= Taxiles (Pontic army officer) =

General of the Pontic Army (1st century BC)

Taxiles (Ταξίλης; 86–69 BC) was a general in the service of Mithridates VI of Pontus, and one of those in whom he reposed the highest confidence. He is first mentioned in 86 BC, when he was sent by Mithridates, with an army of not less than 110,000 men, to make his way through Thrace and Macedonia to provide support to Archelaus in Greece. This task he successfully accomplished. He reduced Amphipolis, which had at first defied his arms, and having thus struck terror into the Macedonians, advanced, without further opposition, through that country and Thessaly into Phocis. Here he at first laid siege to Elateia, but was foiled in his attacks, and relinquished the enterprise, in order to meet up with Archelaus in Boeotia. The two Pontic generals now found themselves at the head of a formidable host, but their combined forces were defeated in 86 BC by Sulla near Chaeronea, with great slaughter.

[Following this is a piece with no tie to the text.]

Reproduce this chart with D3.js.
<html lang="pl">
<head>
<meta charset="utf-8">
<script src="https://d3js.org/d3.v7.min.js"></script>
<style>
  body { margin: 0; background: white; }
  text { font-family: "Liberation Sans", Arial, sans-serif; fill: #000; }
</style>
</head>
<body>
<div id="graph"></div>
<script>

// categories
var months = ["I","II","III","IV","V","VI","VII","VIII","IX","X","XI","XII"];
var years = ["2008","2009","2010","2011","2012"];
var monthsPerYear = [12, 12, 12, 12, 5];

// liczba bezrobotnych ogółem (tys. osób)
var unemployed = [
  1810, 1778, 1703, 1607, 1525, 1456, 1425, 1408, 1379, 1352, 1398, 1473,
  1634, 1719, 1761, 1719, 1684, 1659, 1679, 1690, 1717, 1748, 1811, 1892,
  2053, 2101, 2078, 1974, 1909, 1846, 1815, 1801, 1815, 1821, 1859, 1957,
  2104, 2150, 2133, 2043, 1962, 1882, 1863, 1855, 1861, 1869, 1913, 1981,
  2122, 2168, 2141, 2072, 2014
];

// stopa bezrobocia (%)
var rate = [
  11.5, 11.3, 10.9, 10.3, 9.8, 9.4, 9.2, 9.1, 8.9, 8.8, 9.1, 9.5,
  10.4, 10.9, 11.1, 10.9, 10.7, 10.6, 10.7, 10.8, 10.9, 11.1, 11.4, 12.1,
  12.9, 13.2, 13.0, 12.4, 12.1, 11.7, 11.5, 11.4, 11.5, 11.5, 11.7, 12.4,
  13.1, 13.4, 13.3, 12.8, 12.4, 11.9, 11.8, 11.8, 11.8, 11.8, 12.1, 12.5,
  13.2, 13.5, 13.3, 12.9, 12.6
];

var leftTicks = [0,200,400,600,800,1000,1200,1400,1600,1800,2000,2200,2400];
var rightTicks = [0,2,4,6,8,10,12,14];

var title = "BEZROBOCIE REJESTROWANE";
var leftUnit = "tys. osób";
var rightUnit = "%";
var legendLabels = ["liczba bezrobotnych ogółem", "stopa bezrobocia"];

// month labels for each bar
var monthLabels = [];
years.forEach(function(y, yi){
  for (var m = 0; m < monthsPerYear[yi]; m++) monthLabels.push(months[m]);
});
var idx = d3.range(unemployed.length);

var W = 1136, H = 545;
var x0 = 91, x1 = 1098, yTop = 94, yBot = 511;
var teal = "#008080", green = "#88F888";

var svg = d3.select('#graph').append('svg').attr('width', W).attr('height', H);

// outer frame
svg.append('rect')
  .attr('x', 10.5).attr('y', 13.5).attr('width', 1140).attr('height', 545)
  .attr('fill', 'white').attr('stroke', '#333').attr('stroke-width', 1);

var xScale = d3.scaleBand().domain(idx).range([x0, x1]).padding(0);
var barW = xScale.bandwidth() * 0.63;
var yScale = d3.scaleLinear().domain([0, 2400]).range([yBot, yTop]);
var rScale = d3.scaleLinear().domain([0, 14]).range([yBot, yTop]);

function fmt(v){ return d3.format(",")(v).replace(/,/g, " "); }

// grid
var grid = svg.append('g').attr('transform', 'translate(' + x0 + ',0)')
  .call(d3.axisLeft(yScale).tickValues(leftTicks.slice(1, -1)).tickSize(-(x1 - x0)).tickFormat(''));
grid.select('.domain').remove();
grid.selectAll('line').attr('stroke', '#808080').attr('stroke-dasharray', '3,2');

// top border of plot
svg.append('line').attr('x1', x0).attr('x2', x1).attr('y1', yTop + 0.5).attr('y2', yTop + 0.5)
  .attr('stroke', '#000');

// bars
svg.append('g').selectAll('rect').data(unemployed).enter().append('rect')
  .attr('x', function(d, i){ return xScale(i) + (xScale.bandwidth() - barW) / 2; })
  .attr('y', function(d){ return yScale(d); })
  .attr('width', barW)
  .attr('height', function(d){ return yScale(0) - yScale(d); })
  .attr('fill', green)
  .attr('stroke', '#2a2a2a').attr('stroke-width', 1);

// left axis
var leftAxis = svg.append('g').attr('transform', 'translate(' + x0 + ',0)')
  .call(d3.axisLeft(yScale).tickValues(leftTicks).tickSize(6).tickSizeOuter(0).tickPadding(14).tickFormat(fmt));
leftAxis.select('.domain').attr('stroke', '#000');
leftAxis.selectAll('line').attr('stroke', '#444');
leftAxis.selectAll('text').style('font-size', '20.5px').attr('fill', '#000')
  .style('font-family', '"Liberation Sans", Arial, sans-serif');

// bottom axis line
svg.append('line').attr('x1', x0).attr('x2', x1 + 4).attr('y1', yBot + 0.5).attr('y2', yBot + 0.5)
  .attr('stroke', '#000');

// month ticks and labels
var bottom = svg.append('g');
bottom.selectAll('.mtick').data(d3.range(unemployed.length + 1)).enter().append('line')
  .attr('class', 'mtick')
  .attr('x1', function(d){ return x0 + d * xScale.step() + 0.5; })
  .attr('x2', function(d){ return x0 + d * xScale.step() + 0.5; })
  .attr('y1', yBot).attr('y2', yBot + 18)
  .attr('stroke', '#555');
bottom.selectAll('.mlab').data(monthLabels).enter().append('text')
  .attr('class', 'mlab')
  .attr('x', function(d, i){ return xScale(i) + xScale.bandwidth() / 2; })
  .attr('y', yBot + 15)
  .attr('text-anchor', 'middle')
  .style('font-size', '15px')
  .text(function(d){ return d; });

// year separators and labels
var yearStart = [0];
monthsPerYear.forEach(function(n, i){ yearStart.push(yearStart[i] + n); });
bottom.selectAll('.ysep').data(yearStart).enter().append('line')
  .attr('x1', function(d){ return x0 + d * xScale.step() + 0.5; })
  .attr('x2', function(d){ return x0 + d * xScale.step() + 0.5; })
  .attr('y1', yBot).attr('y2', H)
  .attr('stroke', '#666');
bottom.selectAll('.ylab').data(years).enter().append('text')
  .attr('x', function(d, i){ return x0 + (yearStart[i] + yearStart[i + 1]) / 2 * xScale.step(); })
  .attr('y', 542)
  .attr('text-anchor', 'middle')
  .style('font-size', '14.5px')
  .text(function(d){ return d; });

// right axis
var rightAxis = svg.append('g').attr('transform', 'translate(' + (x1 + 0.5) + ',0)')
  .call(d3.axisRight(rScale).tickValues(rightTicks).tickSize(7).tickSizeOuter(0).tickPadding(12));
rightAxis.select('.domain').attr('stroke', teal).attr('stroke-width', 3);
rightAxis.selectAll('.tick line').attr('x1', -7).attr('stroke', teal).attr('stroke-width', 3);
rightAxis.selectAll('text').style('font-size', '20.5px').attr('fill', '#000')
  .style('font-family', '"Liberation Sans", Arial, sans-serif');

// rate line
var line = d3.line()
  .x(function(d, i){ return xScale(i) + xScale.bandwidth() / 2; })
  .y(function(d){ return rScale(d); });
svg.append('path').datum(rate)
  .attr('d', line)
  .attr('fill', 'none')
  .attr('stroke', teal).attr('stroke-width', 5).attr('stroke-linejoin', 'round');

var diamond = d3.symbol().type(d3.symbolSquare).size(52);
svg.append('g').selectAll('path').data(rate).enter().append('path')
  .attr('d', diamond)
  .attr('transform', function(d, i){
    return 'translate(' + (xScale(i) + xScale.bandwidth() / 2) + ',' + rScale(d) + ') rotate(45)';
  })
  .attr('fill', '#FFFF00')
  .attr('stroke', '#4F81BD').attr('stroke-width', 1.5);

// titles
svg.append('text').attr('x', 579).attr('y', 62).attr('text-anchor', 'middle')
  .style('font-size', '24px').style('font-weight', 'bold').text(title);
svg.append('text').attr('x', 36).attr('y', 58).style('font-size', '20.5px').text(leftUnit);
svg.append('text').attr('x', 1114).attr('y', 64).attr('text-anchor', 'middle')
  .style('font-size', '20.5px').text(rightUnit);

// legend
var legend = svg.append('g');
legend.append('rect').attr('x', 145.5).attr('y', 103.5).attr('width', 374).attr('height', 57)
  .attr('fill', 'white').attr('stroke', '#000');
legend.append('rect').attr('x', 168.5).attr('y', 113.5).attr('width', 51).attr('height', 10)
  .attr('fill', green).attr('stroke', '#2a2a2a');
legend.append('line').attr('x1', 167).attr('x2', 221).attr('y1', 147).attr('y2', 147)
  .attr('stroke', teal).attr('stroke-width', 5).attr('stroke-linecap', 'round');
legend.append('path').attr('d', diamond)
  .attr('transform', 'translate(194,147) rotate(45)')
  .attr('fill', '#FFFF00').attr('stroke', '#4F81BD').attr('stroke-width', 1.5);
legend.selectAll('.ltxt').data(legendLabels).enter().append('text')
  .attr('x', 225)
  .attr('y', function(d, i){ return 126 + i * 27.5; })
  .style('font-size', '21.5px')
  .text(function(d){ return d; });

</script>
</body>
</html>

From this time no more is heard of Taxiles until 74 BC when he commanded (together with Hermocrates) the great army with which Mithridates invaded Paphlagonia and Bithynia in the autumn of that year. During the subsequent operations at the siege of Cyzicus, he is mentioned as giving the king the most judicious advice. After the defeat of the king and his retreat into his own territories, Taxiles shared with Diophantus the command of the army which Mithridates sent to oppose Lucullus near Cabira, 72 BC, where their skilful arrangements for a time held the balance of success doubtful, and reduced the Roman general to considerable straits for provisions. At length, however, the campaign was terminated by a total rout, in which the Pontic camp fell into the hands of the enemy.

Taxiles accompanied Mithridates on his flight into Armenia, and subsequently (69 BC) he is mentioned as present with Tigranes at the great Battle of Tigranocerta, on which occasion he, in vain, endeavoured to restrain the overweening confidence of the Armenian monarch. This is the last time that his name occurs in history.